Eyeglass Frames

Plastic Frames
Frames made of a variety of plastics (nylon, zyl, polycarbonate) are excellent in durability and comfort. The most important thing to consider when looking for a plastic frame is to look for one that fits your nose well, or to have one custom fit to your nose. Plastic frames are also good at hiding lens thickness often found in higher prescriptions. As an added benefit, plastic frames are hypoallergenic- meaning your skin will not react to the material (read Metal Frames to find out more)
Metal Frames

Metal frames offer greater adjustability to specific faces and, when paired with soft silicone nosepads, are very comfortable. The most common material used in metal frame manufacturing has traditionally been a nickel alloy, making these frames difficult for persons with nickel allergies (many people do have this allergy- just look for green deposits near the nosepads or temples of your current glasses). Hypoallergenic metals are available, however, and include stainless steel and titanium. Titanium frames are very strong and have a slight "memory" property, making them flexible (although not as flexible as true memory-metals).


Flex-Frames (Memory Metals)
These are the infamous "twist and tie" frames (although most won't put-up with overly-repeated bending and twisting). Flex frames are excellent for adults or children who are rough on their eyewear. Most are composed of hypoalergenic materials.
Semi-Rimless Frames
Semi-rimless frames have always been a sought-after choice that has continued to grow in popularity. These frames have an eyewire on part of the lens, while the remaining part of the lens seems suspended. They are cosmetically appealing, yet usually require a polycarbonate, trivex, or hi-index material to be used in lens manufacturing to eliminate chipping of the lens at the site of lens mounting.
Drill-Mount Frames
The lightest and least-conspicuous frames available, drill-mount frames have no eyewire around the lens at all. The temples (side pieces) and bridge (middle part that sits on your nose) are actually drilled into the lens to make a complete eyeglass. Trivex is the most compatible lens material with this style of mounting, in order to eliminate lens cracking or chipping at the drill-sites.

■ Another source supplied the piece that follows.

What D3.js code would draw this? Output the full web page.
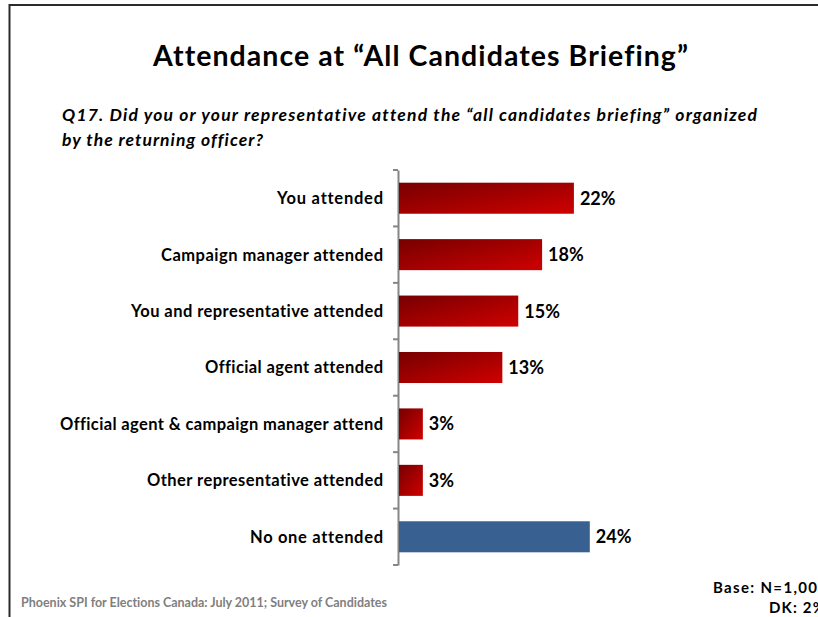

These frames also come in a variety of metals, although titanium is the most durable, stainless steel is second, and nickel frames are not recommended in this style of frame.
Safety/Sport Frames Safety frames come in a variety of materials and designs, most are like their regular eyeglass counterparts, but these meet or exceed ANSI safety standards. Sport frames are an entirely different breed, however, as these frames are expecting to get hit. As such, they are designed to maintain comfort for the wearer even during an impact (when's the last time you took a basketball to your face and didn't really mind?). Many of these frames are semi-sport specific, and include racquetball/tennis, basketball, shooting and biking glasses, as well as ski, atv, and paintball goggles. Due to safety concerns, olycarbonate is the recommended lens choice for these frames.